Last Updated on September 7, 2019 by Cindy Bekesi
The police knew us on a first-name basis. The summer of 1998 was particularly chaotic because the police were called to our home every single day for a few months in a row. After the many years of abuse we suffered at the hands of our bi-polar, prescription-pill-abusing mother, my sister and I began to fight back. Fighting was all we knew and fighting was how we would attempt to address every problem we had in our lives.
After my mother was released from the psychiatric unit for the umpteenth time, we knew we were in for more hell on earth and we were not happy to see her. This time, mom was admitted because she had cut her wrists in front of us after a fight started over some dirty dishes. The fights always started over something small but turned into explosions so intense neighbors down the block could hear. Mom would always seem to be better for a few days after she got out of the psych unit, but the decent behavior was often short-lived.
Within a few days, my mother was badgering my father because she, as usual, accused him of unjustly taking mine and my sister’s side. My father knew what my mother did was wrong, but she always tried to force him to be a united front against my sister and me, as if we were at war against each other. And it was war. In every sense of the word, we were at battle on a daily basis, attempting to maneuver through a battlefield filled with physical violence, insane verbal abuse and mind games. The damage was immeasurable.
At one point, the mayor and chief of police threatened to put a lean on our home if the fighting and 911 calls did not stop. Law enforcement and the neighbors had had enough and wanted us out of the neighborhood I had spent my entire life growing up in. This tipping point came after my mom attacked my bedroom door with a butcher knife, because I locked myself in it to escape her. Little did she know I was leaning against the door, as the 12-inch butcher knife stabbed through my door and past my head. As I backed away, the door was punctured repeatedly with the knife and after that, eventually, with a sledge hammer. By the time the police arrived AGAIN, the door was completely demolished, and they AGAIN arrested my mother. This was not the end of the abuse, but at least the end of it for that day.
I remember as a young child feeling loved by my mother. She was a sweet woman who I knew loved me. But for some reason, she was unable to control her mental obsessions and pill abuse. She never tried.
It took me a long time to realize that people who love each other aren’t supposed to treat each other like this. I really thought this was normal.

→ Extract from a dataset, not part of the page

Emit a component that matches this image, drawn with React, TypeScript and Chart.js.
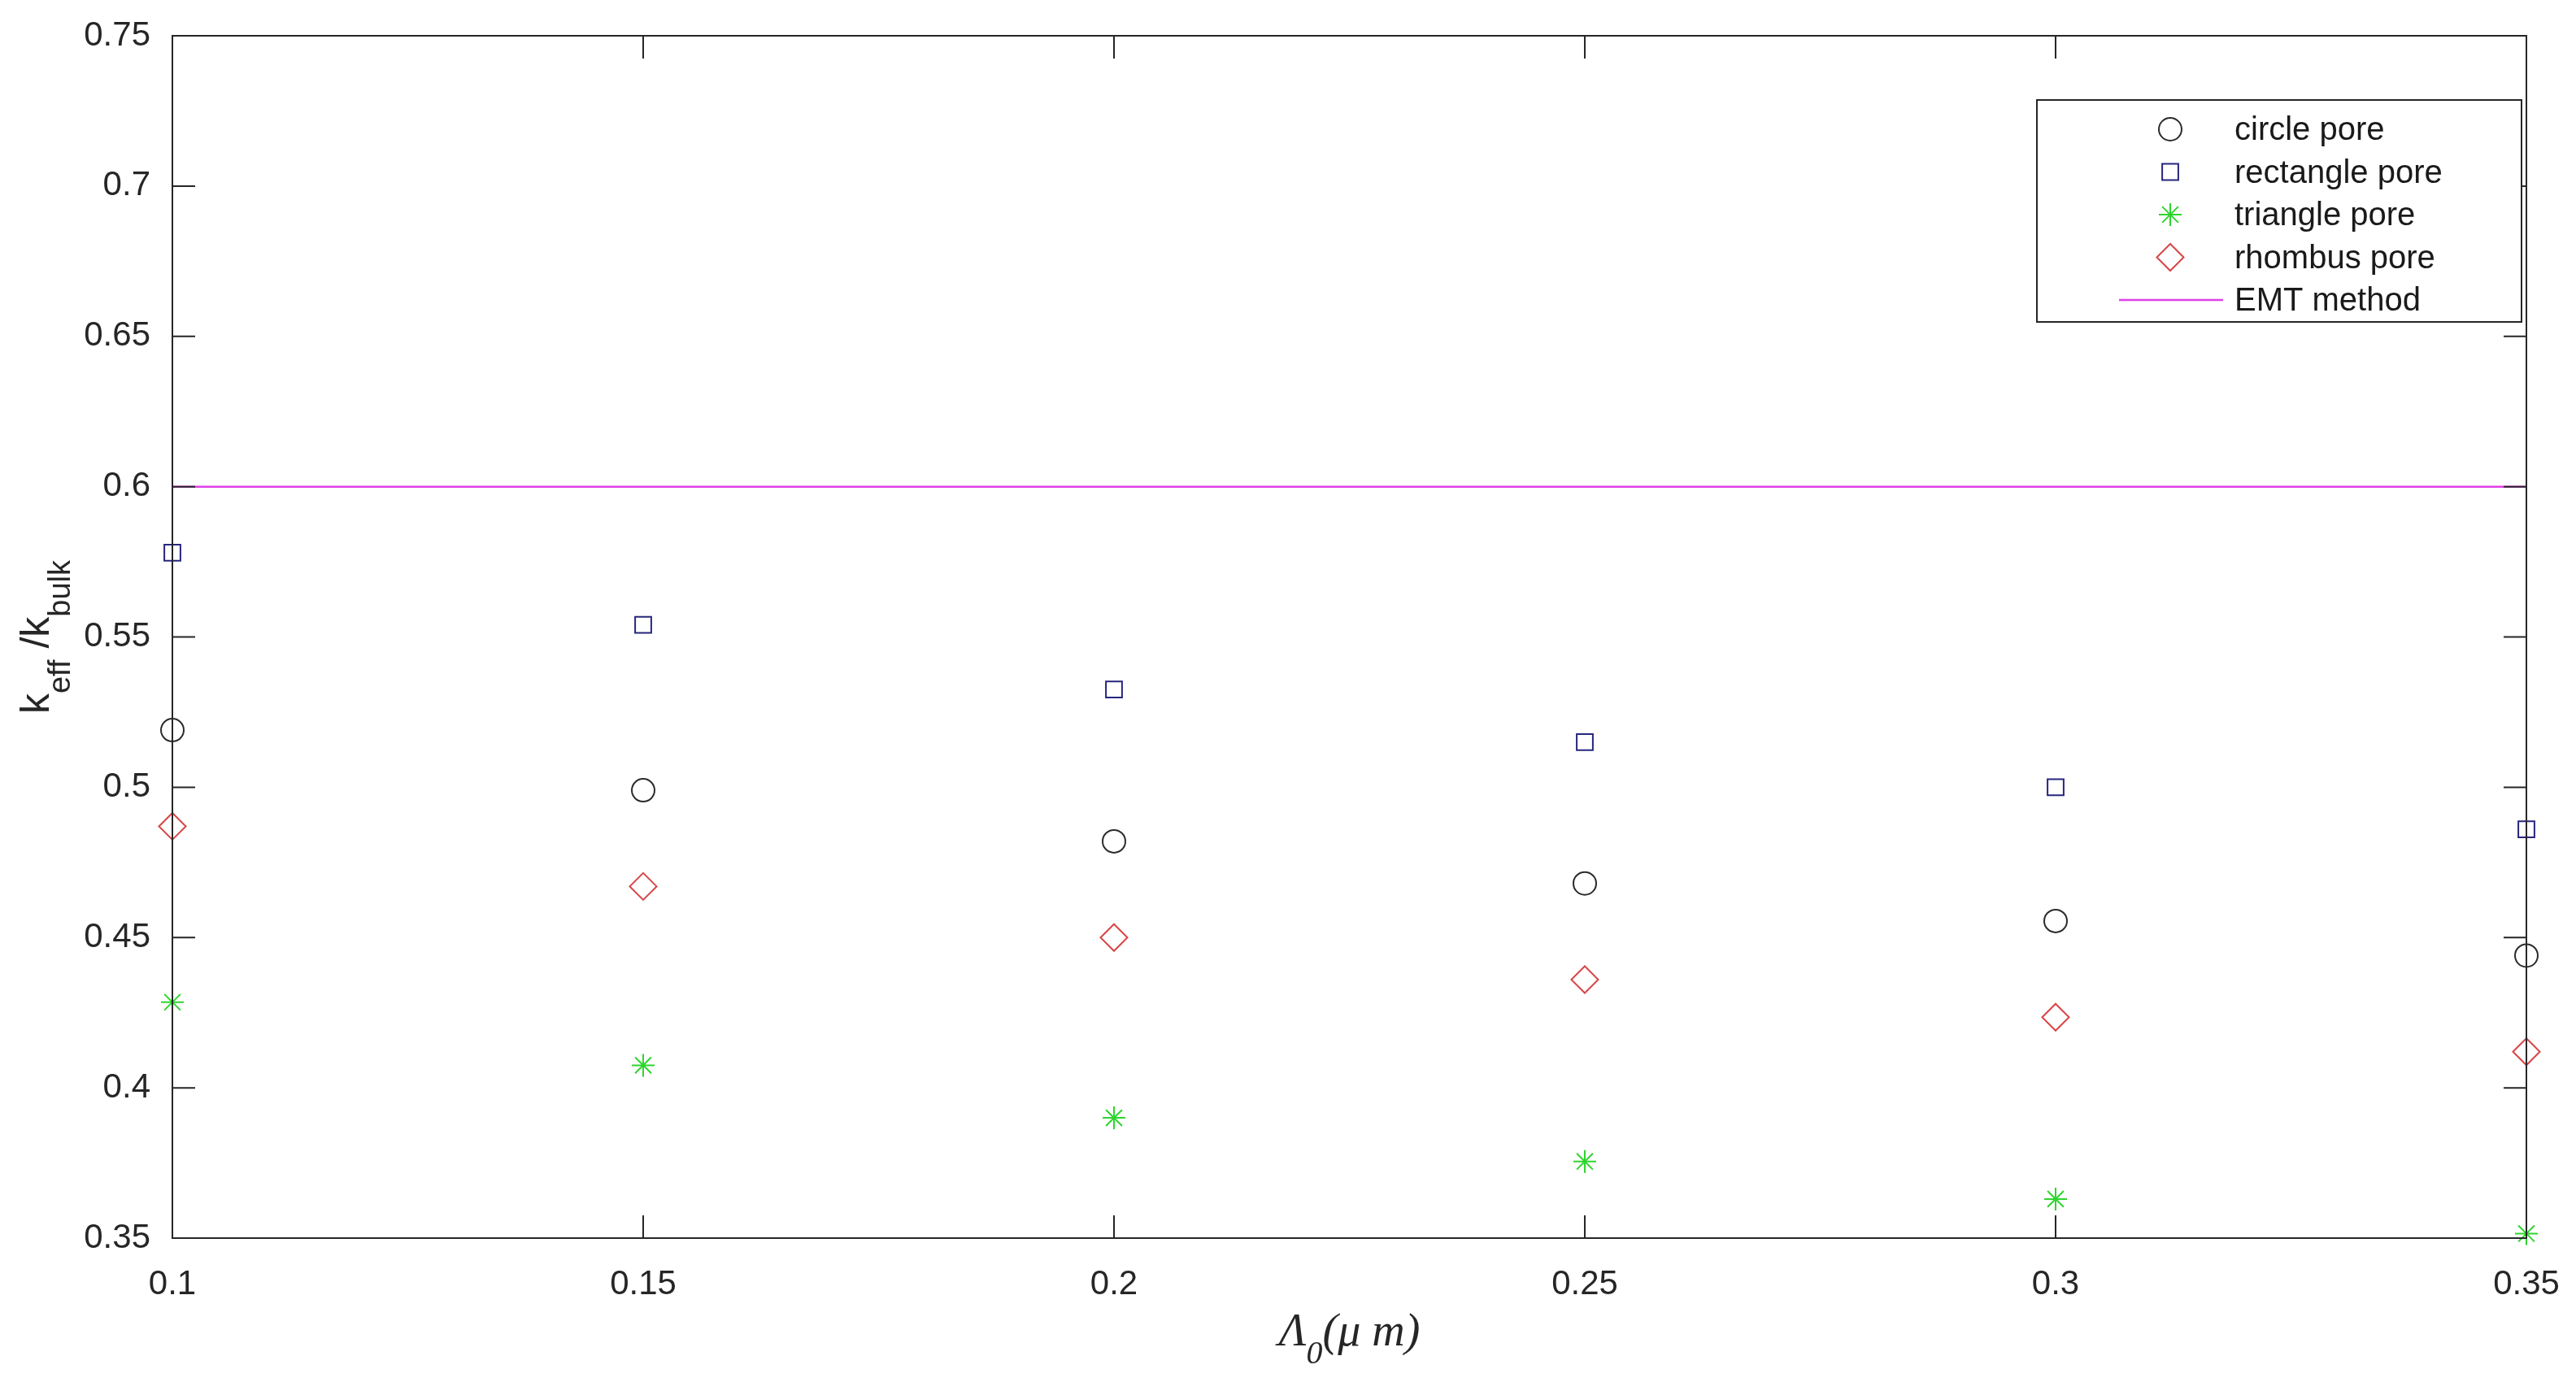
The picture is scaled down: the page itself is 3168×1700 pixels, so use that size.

I wanted a different life so badly I could taste it. I wanted to live in peace and I wanted to make a positive impact in the world. I remember I went to visit my old Junior High School when I was about to start college (first one in my family to go to college). One of my old teachers was shocked and admitted to me she and other school staff thought for sure I would end up in jail, because of the way I acted out in school and because of the abuse they saw me suffer. This revelation only motivated me more to prove them wrong. I ended up graduating from college with high University Honors, after being on the honor roll every single semester during my college career.
Because I’ve seen the darkest of days and suffered greatly over a long period of time, I’ve always felt like I have nothing else to lose. I go for it, no matter what IT is. Just 30 days after graduating from college, I moved from the Midwest to Los Angeles to pursue a career in television. I knew one person, who let me sleep on their couch. I had $300, three suitcases and a dream. Within a year, I got my big break and started working on several TV shows. For the past 5 years, I’ve been working on the Dr. Phil Show, working my way up the ladder all the way to being a Producer. The irony of working on such a well-respected show that helps people who’re dealing with major family dramas has not been lost on me and continuously blows my mind.
I’ve realized I don’t need anyone to open doors for me. I’ve opened them all by myself. And the hardships I’ve faced because of the abuse I’ve suffered have fueled me and given me strength to get through obstacles many people might find impossible.